Problem to work on: Write out, word for word, every line from the first one through the line that holds "const fmt = v", and nothing else; skip the pictures.

Stored data entries:
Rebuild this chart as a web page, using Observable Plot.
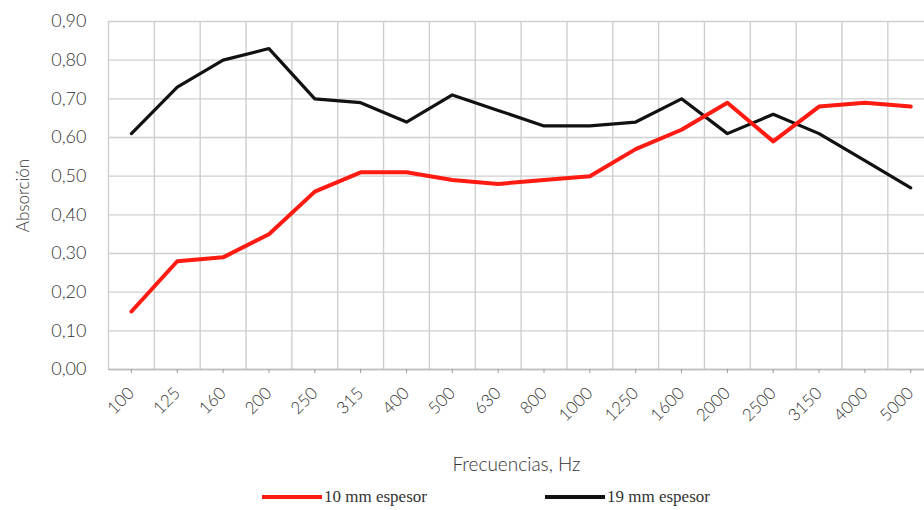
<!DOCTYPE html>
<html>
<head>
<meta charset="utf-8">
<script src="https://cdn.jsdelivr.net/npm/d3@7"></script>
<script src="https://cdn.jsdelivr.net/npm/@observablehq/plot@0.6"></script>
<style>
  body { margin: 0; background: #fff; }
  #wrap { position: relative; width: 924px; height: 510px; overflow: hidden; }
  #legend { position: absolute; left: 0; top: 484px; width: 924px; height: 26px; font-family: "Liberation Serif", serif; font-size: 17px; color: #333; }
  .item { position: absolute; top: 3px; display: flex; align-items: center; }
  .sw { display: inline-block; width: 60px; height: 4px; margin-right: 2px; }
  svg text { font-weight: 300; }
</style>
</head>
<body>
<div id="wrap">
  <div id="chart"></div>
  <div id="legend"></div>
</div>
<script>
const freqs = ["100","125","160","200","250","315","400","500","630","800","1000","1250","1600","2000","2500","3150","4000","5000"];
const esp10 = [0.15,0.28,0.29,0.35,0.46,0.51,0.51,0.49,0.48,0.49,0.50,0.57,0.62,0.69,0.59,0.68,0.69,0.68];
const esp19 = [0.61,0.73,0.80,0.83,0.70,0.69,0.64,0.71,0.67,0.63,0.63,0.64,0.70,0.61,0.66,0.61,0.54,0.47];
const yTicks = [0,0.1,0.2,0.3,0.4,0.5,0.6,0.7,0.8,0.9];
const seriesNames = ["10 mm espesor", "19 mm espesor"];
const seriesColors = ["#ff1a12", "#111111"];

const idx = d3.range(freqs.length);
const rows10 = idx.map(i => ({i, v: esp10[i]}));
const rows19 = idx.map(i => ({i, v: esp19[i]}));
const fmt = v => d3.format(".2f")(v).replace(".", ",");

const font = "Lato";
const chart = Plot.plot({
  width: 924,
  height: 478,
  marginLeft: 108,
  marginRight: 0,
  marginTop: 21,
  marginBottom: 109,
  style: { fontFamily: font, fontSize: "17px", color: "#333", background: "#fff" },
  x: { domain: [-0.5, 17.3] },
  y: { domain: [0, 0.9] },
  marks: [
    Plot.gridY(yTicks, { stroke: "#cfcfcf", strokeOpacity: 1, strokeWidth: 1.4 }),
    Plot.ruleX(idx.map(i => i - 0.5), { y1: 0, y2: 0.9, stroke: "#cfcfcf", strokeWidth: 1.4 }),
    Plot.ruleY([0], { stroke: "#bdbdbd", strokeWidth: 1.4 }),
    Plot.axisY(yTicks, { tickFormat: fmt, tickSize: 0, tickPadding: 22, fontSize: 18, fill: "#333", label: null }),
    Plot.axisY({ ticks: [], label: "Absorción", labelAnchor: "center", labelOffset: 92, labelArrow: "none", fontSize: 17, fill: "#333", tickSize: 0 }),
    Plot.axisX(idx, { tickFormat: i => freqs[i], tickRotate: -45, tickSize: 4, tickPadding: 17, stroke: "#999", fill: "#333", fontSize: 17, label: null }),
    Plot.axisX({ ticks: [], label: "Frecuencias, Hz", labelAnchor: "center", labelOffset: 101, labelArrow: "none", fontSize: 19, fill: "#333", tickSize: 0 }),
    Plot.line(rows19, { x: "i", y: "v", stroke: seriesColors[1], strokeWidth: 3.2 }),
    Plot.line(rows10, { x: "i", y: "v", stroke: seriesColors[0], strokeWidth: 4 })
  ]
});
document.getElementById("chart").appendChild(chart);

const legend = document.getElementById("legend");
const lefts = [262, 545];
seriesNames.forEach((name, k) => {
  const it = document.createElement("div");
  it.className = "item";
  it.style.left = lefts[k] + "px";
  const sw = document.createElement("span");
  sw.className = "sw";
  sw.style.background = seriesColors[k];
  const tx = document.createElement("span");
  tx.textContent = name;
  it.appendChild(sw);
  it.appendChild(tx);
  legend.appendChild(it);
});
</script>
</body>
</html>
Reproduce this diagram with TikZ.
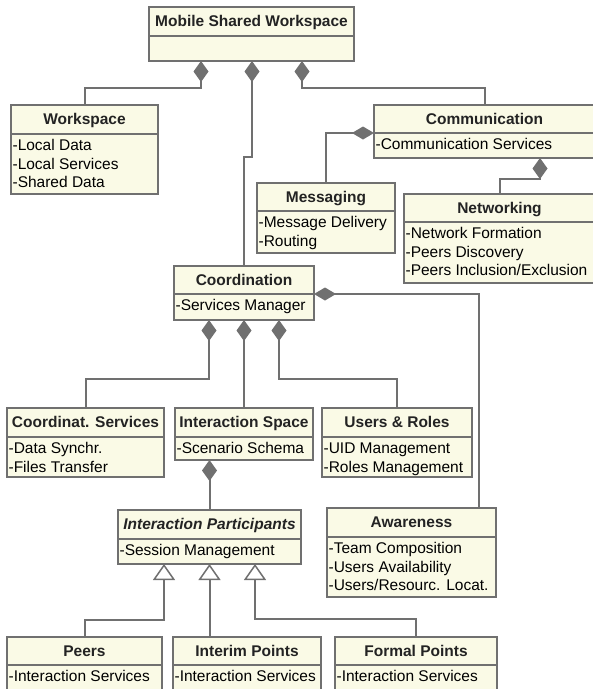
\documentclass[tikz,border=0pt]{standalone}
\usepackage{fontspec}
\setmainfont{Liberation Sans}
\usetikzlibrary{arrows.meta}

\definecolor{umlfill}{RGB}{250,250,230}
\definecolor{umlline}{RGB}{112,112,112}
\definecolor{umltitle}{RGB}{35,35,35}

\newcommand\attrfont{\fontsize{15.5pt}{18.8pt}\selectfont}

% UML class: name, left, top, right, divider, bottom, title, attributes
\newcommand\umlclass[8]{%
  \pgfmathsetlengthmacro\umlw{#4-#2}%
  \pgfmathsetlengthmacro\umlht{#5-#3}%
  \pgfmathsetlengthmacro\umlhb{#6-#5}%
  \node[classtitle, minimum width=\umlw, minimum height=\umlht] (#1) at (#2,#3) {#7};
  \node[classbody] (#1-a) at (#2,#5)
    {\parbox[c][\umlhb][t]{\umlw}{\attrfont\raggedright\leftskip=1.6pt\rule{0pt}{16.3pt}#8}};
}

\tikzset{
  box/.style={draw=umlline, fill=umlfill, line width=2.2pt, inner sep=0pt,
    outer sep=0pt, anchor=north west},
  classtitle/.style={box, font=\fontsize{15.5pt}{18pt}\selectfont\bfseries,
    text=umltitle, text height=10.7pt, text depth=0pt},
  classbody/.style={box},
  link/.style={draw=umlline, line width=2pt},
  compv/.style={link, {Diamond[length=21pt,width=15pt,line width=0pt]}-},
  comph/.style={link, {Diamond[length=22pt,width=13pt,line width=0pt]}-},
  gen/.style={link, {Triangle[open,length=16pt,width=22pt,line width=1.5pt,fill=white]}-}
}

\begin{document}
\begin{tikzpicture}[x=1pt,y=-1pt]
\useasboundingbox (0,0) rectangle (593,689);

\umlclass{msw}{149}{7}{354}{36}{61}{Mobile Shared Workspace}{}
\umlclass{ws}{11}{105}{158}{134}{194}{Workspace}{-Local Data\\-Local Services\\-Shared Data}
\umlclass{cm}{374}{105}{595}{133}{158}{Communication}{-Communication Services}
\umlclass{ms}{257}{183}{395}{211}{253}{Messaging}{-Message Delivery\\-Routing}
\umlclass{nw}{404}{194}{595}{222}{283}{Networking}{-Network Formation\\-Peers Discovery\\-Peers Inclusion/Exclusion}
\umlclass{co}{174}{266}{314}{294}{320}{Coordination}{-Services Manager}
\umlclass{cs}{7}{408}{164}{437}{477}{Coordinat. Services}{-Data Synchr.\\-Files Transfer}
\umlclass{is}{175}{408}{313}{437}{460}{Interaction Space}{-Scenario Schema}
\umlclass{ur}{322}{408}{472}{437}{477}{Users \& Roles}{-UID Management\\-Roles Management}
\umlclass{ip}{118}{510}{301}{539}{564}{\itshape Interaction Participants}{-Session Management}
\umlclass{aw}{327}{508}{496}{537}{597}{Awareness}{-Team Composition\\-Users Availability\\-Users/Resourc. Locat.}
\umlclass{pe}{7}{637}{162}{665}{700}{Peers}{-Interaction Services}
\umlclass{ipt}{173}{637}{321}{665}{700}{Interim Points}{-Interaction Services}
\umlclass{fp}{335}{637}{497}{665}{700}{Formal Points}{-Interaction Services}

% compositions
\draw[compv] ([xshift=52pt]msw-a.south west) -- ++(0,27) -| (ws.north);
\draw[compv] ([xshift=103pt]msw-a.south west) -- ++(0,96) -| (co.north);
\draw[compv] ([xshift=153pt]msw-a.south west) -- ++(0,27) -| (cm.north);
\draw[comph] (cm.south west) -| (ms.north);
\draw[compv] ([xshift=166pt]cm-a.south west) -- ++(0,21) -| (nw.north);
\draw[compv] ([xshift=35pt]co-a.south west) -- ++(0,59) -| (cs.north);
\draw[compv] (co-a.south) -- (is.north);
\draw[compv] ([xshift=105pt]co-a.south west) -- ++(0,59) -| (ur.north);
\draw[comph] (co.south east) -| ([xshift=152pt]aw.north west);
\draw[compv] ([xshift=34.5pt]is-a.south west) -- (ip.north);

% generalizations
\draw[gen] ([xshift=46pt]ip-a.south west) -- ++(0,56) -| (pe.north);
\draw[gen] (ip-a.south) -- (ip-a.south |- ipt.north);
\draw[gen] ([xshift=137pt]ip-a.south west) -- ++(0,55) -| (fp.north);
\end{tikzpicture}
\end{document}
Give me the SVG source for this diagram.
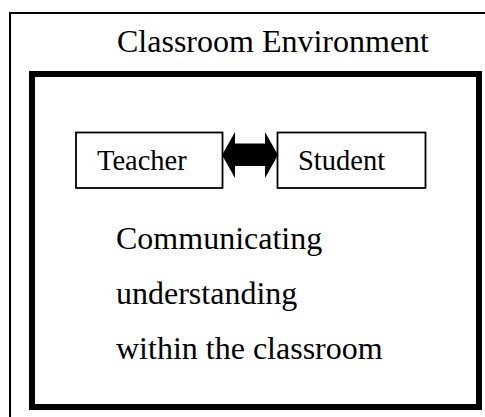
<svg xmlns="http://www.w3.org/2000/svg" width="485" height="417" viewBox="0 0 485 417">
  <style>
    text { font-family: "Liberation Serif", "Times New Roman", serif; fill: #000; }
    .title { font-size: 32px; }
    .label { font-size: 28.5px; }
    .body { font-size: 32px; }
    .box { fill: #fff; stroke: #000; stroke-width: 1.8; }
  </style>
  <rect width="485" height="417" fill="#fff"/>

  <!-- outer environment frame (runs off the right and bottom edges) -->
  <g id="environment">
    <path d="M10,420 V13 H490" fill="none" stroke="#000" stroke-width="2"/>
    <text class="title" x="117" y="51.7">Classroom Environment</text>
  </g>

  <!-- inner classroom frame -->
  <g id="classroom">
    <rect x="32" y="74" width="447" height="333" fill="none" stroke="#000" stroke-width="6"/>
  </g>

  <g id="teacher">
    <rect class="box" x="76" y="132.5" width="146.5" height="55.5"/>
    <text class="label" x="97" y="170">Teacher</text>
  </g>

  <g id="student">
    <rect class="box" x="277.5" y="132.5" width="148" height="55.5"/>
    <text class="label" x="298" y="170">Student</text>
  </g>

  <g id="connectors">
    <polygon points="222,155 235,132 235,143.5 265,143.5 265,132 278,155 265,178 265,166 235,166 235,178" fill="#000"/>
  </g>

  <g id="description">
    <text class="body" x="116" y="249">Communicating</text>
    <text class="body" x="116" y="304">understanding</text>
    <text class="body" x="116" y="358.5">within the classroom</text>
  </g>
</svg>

Result:
Rebuild this chart as a web page, using Observable Plot.
<!DOCTYPE html>
<html>
<head>
<meta charset="utf-8">
<script src="https://cdn.jsdelivr.net/npm/d3@7"></script>
<script src="https://cdn.jsdelivr.net/npm/@observablehq/plot@0.6"></script>
<style>
  body { margin: 0; background: #fff; }
  #wrap { position: relative; width: 924px; height: 510px; overflow: hidden; }
  #legend { position: absolute; left: 0; top: 484px; width: 924px; height: 26px; font-family: "Liberation Serif", serif; font-size: 17px; color: #333; }
  .item { position: absolute; top: 3px; display: flex; align-items: center; }
  .sw { display: inline-block; width: 60px; height: 4px; margin-right: 2px; }
  svg text { font-weight: 300; }
</style>
</head>
<body>
<div id="wrap">
  <div id="chart"></div>
  <div id="legend"></div>
</div>
<script>
const freqs = ["100","125","160","200","250","315","400","500","630","800","1000","1250","1600","2000","2500","3150","4000","5000"];
const esp10 = [0.15,0.28,0.29,0.35,0.46,0.51,0.51,0.49,0.48,0.49,0.50,0.57,0.62,0.69,0.59,0.68,0.69,0.68];
const esp19 = [0.61,0.73,0.80,0.83,0.70,0.69,0.64,0.71,0.67,0.63,0.63,0.64,0.70,0.61,0.66,0.61,0.54,0.47];
const yTicks = [0,0.1,0.2,0.3,0.4,0.5,0.6,0.7,0.8,0.9];
const seriesNames = ["10 mm espesor", "19 mm espesor"];
const seriesColors = ["#ff1a12", "#111111"];

const idx = d3.range(freqs.length);
const rows10 = idx.map(i => ({i, v: esp10[i]}));
const rows19 = idx.map(i => ({i, v: esp19[i]}));
const fmt = v => d3.format(".2f")(v).replace(".", ",");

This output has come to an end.